Heterogeneous VAEs
Beware: This repository is under construction
Pytorch implementation of different VAE models to model heterogeneous data. Here, we call heterogeneous data those for which we assume that each feature is of a different type, and therefore each feature is assumed to have a different likelihood. Heterogeneous data is also known as mixed-type data and tabular data.
Usage
This repository is not meant to be a library which you can install and use as it is, but rather as a ML project code which you can freely fork and modify to fit your particular needs.
Dependencies
We are working on providing a conda requirements file.
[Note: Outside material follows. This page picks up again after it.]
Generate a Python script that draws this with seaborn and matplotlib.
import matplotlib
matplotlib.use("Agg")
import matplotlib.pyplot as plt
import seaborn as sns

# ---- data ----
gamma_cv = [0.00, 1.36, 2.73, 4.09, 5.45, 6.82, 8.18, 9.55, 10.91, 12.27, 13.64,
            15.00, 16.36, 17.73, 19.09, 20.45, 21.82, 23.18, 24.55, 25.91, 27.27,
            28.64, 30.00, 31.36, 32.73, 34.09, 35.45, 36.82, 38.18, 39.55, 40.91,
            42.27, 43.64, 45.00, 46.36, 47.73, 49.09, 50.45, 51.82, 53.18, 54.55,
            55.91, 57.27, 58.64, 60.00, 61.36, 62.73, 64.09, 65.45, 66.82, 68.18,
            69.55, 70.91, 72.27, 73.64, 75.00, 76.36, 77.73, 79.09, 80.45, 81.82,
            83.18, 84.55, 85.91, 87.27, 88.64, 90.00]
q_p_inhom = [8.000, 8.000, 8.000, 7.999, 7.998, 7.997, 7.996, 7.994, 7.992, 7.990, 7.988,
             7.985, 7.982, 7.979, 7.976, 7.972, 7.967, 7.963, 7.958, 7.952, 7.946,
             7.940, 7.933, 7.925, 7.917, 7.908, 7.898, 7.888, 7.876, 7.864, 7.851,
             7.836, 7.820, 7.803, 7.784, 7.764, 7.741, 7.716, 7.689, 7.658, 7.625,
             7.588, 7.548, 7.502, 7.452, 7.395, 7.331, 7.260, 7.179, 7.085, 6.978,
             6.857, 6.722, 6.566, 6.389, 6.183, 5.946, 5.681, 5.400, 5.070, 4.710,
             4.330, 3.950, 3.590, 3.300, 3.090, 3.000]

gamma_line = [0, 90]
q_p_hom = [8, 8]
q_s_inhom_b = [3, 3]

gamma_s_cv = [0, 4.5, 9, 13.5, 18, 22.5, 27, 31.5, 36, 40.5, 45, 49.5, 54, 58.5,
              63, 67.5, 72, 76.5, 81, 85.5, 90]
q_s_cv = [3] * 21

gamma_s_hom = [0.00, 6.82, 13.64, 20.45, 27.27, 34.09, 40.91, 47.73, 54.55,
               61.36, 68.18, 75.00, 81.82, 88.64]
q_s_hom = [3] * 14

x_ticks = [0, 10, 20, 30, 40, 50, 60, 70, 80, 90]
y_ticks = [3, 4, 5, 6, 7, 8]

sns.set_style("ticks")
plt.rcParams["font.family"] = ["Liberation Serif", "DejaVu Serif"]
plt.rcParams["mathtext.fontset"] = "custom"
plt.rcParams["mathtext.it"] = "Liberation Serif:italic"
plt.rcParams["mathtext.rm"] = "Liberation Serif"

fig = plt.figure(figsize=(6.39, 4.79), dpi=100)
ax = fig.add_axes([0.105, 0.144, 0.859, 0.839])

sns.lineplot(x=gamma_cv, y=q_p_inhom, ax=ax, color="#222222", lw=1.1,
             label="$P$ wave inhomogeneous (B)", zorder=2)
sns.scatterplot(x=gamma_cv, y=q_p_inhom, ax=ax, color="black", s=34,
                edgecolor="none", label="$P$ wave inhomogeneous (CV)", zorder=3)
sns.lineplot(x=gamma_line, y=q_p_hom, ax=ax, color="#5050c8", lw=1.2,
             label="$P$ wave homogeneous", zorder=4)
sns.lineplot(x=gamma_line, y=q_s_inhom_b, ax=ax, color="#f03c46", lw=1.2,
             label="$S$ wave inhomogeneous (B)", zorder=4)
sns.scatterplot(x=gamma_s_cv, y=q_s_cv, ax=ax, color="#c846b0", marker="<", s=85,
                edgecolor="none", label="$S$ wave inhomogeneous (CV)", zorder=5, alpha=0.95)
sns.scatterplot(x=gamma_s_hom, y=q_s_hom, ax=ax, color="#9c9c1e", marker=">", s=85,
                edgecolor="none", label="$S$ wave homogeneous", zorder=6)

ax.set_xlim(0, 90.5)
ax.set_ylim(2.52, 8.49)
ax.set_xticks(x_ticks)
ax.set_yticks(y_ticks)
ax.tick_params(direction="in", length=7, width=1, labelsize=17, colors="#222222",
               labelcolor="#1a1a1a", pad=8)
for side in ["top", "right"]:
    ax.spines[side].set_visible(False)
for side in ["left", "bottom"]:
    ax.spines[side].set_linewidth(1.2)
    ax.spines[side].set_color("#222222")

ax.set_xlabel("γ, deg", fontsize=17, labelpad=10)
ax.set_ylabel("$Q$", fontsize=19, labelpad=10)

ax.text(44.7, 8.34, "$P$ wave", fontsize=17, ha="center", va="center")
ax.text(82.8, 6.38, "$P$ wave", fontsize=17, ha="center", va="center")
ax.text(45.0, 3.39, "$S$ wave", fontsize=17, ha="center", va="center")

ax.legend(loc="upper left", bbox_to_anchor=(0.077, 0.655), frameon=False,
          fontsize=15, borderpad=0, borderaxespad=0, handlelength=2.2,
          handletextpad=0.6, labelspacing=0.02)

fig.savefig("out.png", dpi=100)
For the moment, there is a Dockerfile which you can build and use, or simply look at the project dependencies from there.
Example
You can find information about all the available arguments via python main.py --help
. For example, you can train the Wine dataset on a heterogeneous VAE with default arguments using:
python main.py -model=vae -dataset=datasets/Wine -seed=2 -miss-perc=20 -miss-suffix=1
Models
This repository contains implementations of the following models, adapted for heterogeneous likelihoods (if you use them in your work, make sure to cite the original authors):
- Autoencoding Variational Bayes (VAE): https://arxiv.org/abs/1312.6114
- Importance Weighted Autoencoder (IWAE): http://arxiv.org/abs/1509.00519
- Doubly Reparametrized Gradient Estimators for Monte Carlo objectives (DReG): http://arxiv.org/abs/1810.04152
- Handling Incomplete Heterogeneous Data using VAEs (HI-VAE): http://arxiv.org/abs/1807.03653
Likelihoods
The code supports the following likelihoods at the moment:
- Gaussian, for real-valued features.
- Log-normal, for positive-valued real features.
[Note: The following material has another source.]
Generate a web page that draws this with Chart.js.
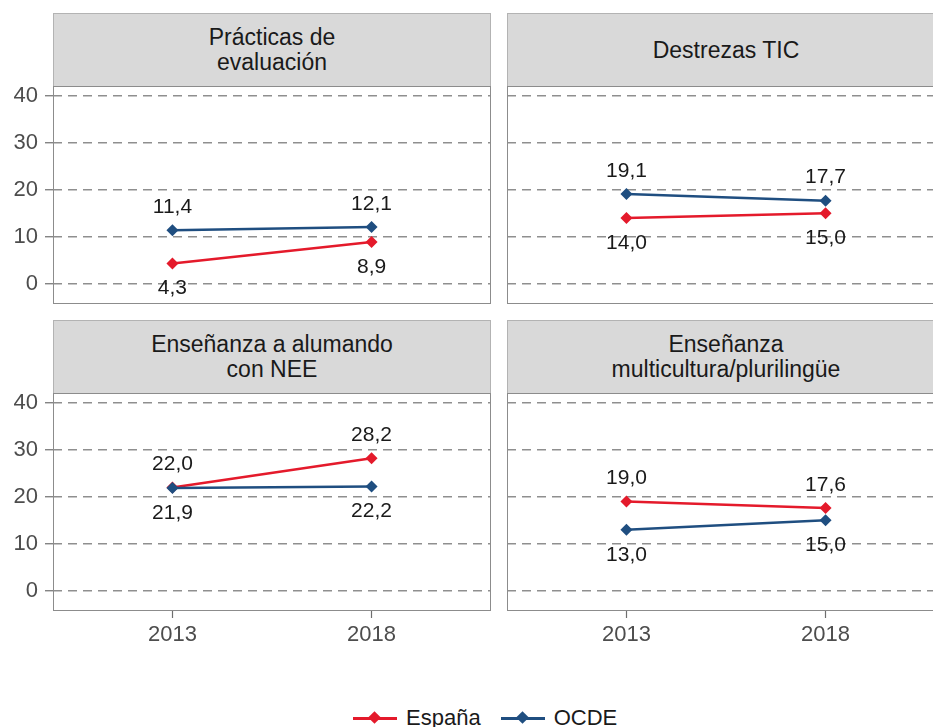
<!DOCTYPE html>
<html lang="es">
<head>
<meta charset="utf-8">
<script src="https://cdn.jsdelivr.net/npm/chart.js@4.4.0/dist/chart.umd.min.js"></script>
<style>
  body { margin: 0; width: 933px; height: 727px; overflow: hidden; background: #fff; position: relative;
         font-family: "Liberation Sans", Arial, sans-serif; }
  .caja { position: absolute; }
  .tira { position: absolute; width: 438px; height: 73px; background: #d9d9d9; box-sizing: border-box;
          border: 1px solid #b3b3b3; border-bottom: none; display: flex; align-items: center; justify-content: center;
          text-align: center; font-size: 23px; line-height: 25px; color: #1a1a1a; }
  #leyenda { position: absolute; left: 353px; top: 705px; display: flex; align-items: center; font-size: 22px; color: #1a1a1a; }
  .item { display: flex; align-items: center; margin-right: 20px; }
  .clave { position: relative; width: 44px; height: 14px; margin-right: 9px; }
  .clave::before { content: ""; position: absolute; left: 0; right: 0; top: 6px; height: 3px; background: var(--c); }
  .clave::after { content: ""; position: absolute; left: 17px; top: 2px; width: 9px; height: 9px; background: var(--c); transform: rotate(45deg); }
</style>
</head>
<body>
<div id="graficos"></div>
<div id="leyenda"></div>
<script>
// Datos
const anios = ['2013', '2018'];
const titulos = ['Prácticas de\nevaluación', 'Destrezas TIC', 'Enseñanza a alumando\ncon NEE', 'Enseñanza\nmulticultura/plurilingüe'];
const espana = [[4.3, 8.9], [14.0, 15.0], [22.0, 28.2], [19.0, 17.6]];
const ocde = [[11.4, 12.1], [19.1, 17.7], [21.9, 22.2], [13.0, 15.0]];
const yTicks = [0, 10, 20, 30, 40];

const series = [
  { nombre: 'España', color: '#E41A2B', valores: espana, orden: 2 },
  { nombre: 'OCDE', color: '#1F4E80', valores: ocde, orden: 1 }
];

const fuente = "'Liberation Sans', Arial, sans-serif";
const gris = '#4d4d4d';

// Posicion de cada panel (area de trazado)
const paneles = [
  { left: 53, top: 86, fila: 0, col: 0 },
  { left: 507, top: 86, fila: 0, col: 1 },
  { left: 53, top: 393, fila: 1, col: 0 },
  { left: 507, top: 393, fila: 1, col: 1 }
];
const ancho = 438, alto = 218, margen = 24, ejeX = 40;

// Marco gris alrededor del area de trazado
const marco = {
  id: 'marco',
  beforeDatasetsDraw(chart) {
    const a = chart.chartArea, ctx = chart.ctx;
    ctx.save();
    ctx.strokeStyle = '#8c8c8c';
    ctx.lineWidth = 1;
    ctx.strokeRect(a.left + 0.5, a.top + 0.5, a.right - a.left - 1, a.bottom - a.top - 1);
    ctx.restore();
  }
};

// Etiquetas de valor: arriba la serie mayor, abajo la menor
const etiquetas = {
  id: 'etiquetas',
  afterDatasetsDraw(chart) {
    const ctx = chart.ctx;
    ctx.save();
    ctx.font = '21px ' + fuente;
    ctx.fillStyle = '#1a1a1a';
    ctx.textAlign = 'center';
    ctx.textBaseline = 'middle';
    chart.data.datasets.forEach((ds, i) => {
      const otro = chart.data.datasets[1 - i];
      chart.getDatasetMeta(i).data.forEach((pt, j) => {
        const v = ds.data[j].y;
        const arriba = v >= otro.data[j].y;
        const texto = v.toFixed(1).replace('.', ',');
        ctx.fillText(texto, pt.x, pt.y + (arriba ? -23 : 25));
      });
    });
    ctx.restore();
  }
};

const cont = document.getElementById('graficos');

paneles.forEach((p, k) => {
  // Tira con el titulo
  const tira = document.createElement('div');
  tira.className = 'tira';
  tira.style.left = p.left + 'px';
  tira.style.top = (p.top - 73) + 'px';
  tira.innerHTML = titulos[k].split('\n').join('<br>');
  cont.appendChild(tira);

  const izq = p.col === 0 ? 53 : 10;
  const abajo = p.fila === 1 ? ejeX : margen;
  const w = izq + ancho + 1;
  const h = margen + alto + abajo;

  const caja = document.createElement('div');
  caja.className = 'caja';
  caja.style.left = (p.left - izq) + 'px';
  caja.style.top = (p.top - margen) + 'px';
  const canvas = document.createElement('canvas');
  canvas.width = w;
  canvas.height = h;
  caja.appendChild(canvas);
  cont.appendChild(caja);

  new Chart(canvas.getContext('2d'), {
    type: 'line',
    data: {
      datasets: series.map(s => ({
        label: s.nombre,
        data: s.valores[k].map((v, i) => ({ x: i + 1, y: v })),
        borderColor: s.color,
        backgroundColor: s.color,
        borderWidth: 2.5,
        pointStyle: 'rectRot',
        pointRadius: 6,
        pointBorderWidth: 0,
        order: s.orden
      }))
    },
    options: {
      responsive: false,
      animation: false,
      layout: {
        autoPadding: false,
        padding: { top: margen, bottom: p.fila === 1 ? 0 : margen, left: p.col === 0 ? 0 : 10, right: 1 }
      },
      plugins: { legend: { display: false }, tooltip: { enabled: false } },
      scales: {
        x: {
          type: 'linear',
          min: 0.4,
          max: 2.6,
          display: p.fila === 1,
          afterBuildTicks: s => { s.ticks = anios.map((_, i) => ({ value: i + 1 })); },
          afterFit: s => { s.height = p.fila === 1 ? ejeX : 0; },
          grid: { drawOnChartArea: false, drawTicks: true, tickLength: 7, tickColor: '#6e6e6e', tickWidth: 1.2 },
          border: { display: false },
          ticks: {
            padding: 4,
            color: gris,
            font: { family: fuente, size: 22 },
            callback: v => anios[v - 1],
            maxRotation: 0
          }
        },
        y: {
          min: -4.3,
          max: 42.1,
          afterBuildTicks: s => { s.ticks = yTicks.map(v => ({ value: v })); },
          afterFit: s => { s.width = p.col === 0 ? 53 : 0; },
          grid: {
            color: '#8f8f8f',
            lineWidth: 1.5,
            drawTicks: p.col === 0,
            tickLength: 8,
            tickColor: '#6e6e6e',
            tickWidth: 1.2,
            tickBorderDash: []
          },
          border: { display: false, dash: [9, 6] },
          ticks: {
            display: p.col === 0,
            padding: 7,
            color: gris,
            font: { family: fuente, size: 22 }
          }
        }
      }
    },
    plugins: [marco, etiquetas]
  });
});

// Leyenda
const leyenda = document.getElementById('leyenda');
series.forEach(s => {
  const item = document.createElement('span');
  item.className = 'item';
  const clave = document.createElement('span');
  clave.className = 'clave';
  clave.style.setProperty('--c', s.color);
  item.appendChild(clave);
  item.appendChild(document.createTextNode(s.nombre));
  leyenda.appendChild(item);
});
</script>
</body>
</html>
- Bernoulli, for binary features.
- Categorical, for categorical features.
- Poisson, for positive-valued integer (count) features.
Datasets
We provide with this code some example datasets taken from UCI and R package datasets. You can use any dataset as long as the format is the same.
Contributing
The code can be further simplified and polished, and we still have some legacy code. Pull requests and issues are more than welcome, as long as it contributes to making the code clean, simple, general, and elegant.